WHAT IS EXPECTED
Write out the data again exactly, skipping every picture.

INFORMATION PROVIDED
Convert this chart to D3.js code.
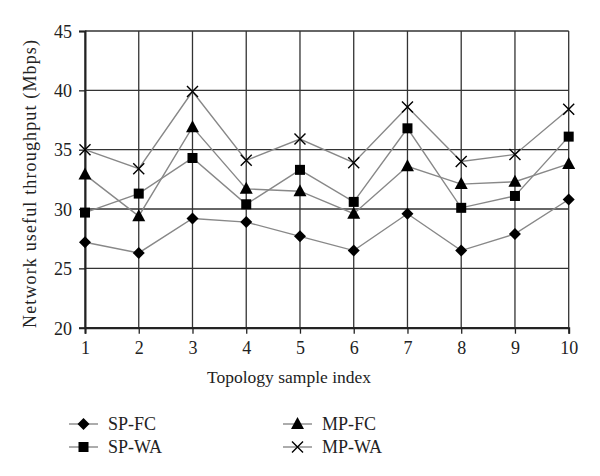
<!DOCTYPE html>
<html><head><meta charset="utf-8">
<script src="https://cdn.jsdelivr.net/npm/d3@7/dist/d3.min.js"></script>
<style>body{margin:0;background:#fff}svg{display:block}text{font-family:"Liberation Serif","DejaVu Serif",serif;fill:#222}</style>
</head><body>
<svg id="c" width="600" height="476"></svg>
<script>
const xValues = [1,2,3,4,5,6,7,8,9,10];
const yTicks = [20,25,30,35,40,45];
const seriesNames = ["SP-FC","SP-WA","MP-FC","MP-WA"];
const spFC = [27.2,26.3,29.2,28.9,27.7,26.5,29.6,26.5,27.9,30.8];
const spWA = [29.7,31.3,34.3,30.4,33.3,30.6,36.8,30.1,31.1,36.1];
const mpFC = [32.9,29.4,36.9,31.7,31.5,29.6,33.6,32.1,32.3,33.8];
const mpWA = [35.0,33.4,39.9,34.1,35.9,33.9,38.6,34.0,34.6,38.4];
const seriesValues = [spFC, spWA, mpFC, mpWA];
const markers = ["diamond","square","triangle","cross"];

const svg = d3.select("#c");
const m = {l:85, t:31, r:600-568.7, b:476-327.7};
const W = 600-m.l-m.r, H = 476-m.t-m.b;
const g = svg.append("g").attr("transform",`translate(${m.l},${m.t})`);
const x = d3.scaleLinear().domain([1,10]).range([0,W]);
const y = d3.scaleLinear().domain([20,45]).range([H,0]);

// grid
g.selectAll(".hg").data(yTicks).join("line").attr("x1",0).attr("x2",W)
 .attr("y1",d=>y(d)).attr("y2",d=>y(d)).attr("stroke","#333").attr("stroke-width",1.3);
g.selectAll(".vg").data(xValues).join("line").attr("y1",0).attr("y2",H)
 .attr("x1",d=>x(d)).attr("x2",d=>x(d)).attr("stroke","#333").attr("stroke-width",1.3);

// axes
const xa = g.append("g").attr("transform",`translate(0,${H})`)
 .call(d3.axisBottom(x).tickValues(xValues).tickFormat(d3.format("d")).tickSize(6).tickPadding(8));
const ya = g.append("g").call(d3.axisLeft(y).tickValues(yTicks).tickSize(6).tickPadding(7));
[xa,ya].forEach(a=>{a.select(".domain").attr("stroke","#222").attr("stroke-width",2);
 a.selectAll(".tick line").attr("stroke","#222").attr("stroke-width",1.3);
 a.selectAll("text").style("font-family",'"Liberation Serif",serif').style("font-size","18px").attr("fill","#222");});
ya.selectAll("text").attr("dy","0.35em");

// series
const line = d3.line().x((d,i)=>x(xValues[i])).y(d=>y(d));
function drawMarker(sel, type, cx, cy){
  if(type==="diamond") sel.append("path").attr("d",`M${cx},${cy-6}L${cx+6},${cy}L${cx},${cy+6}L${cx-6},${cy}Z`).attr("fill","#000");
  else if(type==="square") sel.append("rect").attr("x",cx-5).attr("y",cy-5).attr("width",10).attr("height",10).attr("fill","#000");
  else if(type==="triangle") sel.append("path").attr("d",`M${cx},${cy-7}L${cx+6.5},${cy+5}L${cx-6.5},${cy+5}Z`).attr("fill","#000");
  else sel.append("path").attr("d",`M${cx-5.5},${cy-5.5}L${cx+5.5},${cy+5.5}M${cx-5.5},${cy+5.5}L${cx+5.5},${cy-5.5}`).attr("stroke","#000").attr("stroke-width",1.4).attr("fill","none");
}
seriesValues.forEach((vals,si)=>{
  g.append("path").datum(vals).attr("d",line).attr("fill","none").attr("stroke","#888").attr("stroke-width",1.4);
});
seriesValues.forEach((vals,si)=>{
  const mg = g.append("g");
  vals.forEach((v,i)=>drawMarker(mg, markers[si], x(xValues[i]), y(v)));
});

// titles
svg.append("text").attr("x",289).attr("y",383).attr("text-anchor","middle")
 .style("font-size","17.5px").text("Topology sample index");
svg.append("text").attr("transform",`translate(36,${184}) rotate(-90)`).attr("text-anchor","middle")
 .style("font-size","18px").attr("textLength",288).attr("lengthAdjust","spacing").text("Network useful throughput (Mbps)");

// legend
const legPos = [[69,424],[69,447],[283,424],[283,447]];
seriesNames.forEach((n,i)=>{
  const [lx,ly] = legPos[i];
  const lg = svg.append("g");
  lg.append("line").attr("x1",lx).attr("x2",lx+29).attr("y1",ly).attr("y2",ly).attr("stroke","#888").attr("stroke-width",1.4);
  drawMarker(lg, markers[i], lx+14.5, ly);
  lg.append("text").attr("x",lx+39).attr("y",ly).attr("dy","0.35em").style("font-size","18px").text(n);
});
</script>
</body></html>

TASK RESULT
Convert this chart to D3.js code.
<!DOCTYPE html>
<html><head><meta charset="utf-8">
<script src="https://cdn.jsdelivr.net/npm/d3@7/dist/d3.min.js"></script>
<style>body{margin:0;background:#fff}svg{display:block}text{font-family:"Liberation Serif","DejaVu Serif",serif;fill:#222}</style>
</head><body>
<svg id="c" width="600" height="476"></svg>
<script>
const xValues = [1,2,3,4,5,6,7,8,9,10];
const yTicks = [20,25,30,35,40,45];
const seriesNames = ["SP-FC","SP-WA","MP-FC","MP-WA"];
const spFC = [27.2,26.3,29.2,28.9,27.7,26.5,29.6,26.5,27.9,30.8];
const spWA = [29.7,31.3,34.3,30.4,33.3,30.6,36.8,30.1,31.1,36.1];
const mpFC = [32.9,29.4,36.9,31.7,31.5,29.6,33.6,32.1,32.3,33.8];
const mpWA = [35.0,33.4,39.9,34.1,35.9,33.9,38.6,34.0,34.6,38.4];
const seriesValues = [spFC, spWA, mpFC, mpWA];
const markers = ["diamond","square","triangle","cross"];

const svg = d3.select("#c");
const m = {l:85, t:31, r:600-568.7, b:476-327.7};
const W = 600-m.l-m.r, H = 476-m.t-m.b;
const g = svg.append("g").attr("transform",`translate(${m.l},${m.t})`);
const x = d3.scaleLinear().domain([1,10]).range([0,W]);
const y = d3.scaleLinear().domain([20,45]).range([H,0]);

// grid
g.selectAll(".hg").data(yTicks).join("line").attr("x1",0).attr("x2",W)
 .attr("y1",d=>y(d)).attr("y2",d=>y(d)).attr("stroke","#333").attr("stroke-width",1.3);
g.selectAll(".vg").data(xValues).join("line").attr("y1",0).attr("y2",H)
 .attr("x1",d=>x(d)).attr("x2",d=>x(d)).attr("stroke","#333").attr("stroke-width",1.3);

// axes
const xa = g.append("g").attr("transform",`translate(0,${H})`)
 .call(d3.axisBottom(x).tickValues(xValues).tickFormat(d3.format("d")).tickSize(6).tickPadding(8));
const ya = g.append("g").call(d3.axisLeft(y).tickValues(yTicks).tickSize(6).tickPadding(7));
[xa,ya].forEach(a=>{a.select(".domain").attr("stroke","#222").attr("stroke-width",2);
 a.selectAll(".tick line").attr("stroke","#222").attr("stroke-width",1.3);
 a.selectAll("text").style("font-family",'"Liberation Serif",serif').style("font-size","18px").attr("fill","#222");});
ya.selectAll("text").attr("dy","0.35em");

// series
const line = d3.line().x((d,i)=>x(xValues[i])).y(d=>y(d));
function drawMarker(sel, type, cx, cy){
  if(type==="diamond") sel.append("path").attr("d",`M${cx},${cy-6}L${cx+6},${cy}L${cx},${cy+6}L${cx-6},${cy}Z`).attr("fill","#000");
  else if(type==="square") sel.append("rect").attr("x",cx-5).attr("y",cy-5).attr("width",10).attr("height",10).attr("fill","#000");
  else if(type==="triangle") sel.append("path").attr("d",`M${cx},${cy-7}L${cx+6.5},${cy+5}L${cx-6.5},${cy+5}Z`).attr("fill","#000");
  else sel.append("path").attr("d",`M${cx-5.5},${cy-5.5}L${cx+5.5},${cy+5.5}M${cx-5.5},${cy+5.5}L${cx+5.5},${cy-5.5}`).attr("stroke","#000").attr("stroke-width",1.4).attr("fill","none");
}
seriesValues.forEach((vals,si)=>{
  g.append("path").datum(vals).attr("d",line).attr("fill","none").attr("stroke","#888").attr("stroke-width",1.4);
});
seriesValues.forEach((vals,si)=>{
  const mg = g.append("g");
  vals.forEach((v,i)=>drawMarker(mg, markers[si], x(xValues[i]), y(v)));
});

// titles
svg.append("text").attr("x",289).attr("y",383).attr("text-anchor","middle")
 .style("font-size","17.5px").text("Topology sample index");
svg.append("text").attr("transform",`translate(36,${184}) rotate(-90)`).attr("text-anchor","middle")
 .style("font-size","18px").attr("textLength",288).attr("lengthAdjust","spacing").text("Network useful throughput (Mbps)");

// legend
const legPos = [[69,424],[69,447],[283,424],[283,447]];
seriesNames.forEach((n,i)=>{
  const [lx,ly] = legPos[i];
  const lg = svg.append("g");
  lg.append("line").attr("x1",lx).attr("x2",lx+29).attr("y1",ly).attr("y2",ly).attr("stroke","#888").attr("stroke-width",1.4);
  drawMarker(lg, markers[i], lx+14.5, ly);
  lg.append("text").attr("x",lx+39).attr("y",ly).attr("dy","0.35em").style("font-size","18px").text(n);
});
</script>
</body></html>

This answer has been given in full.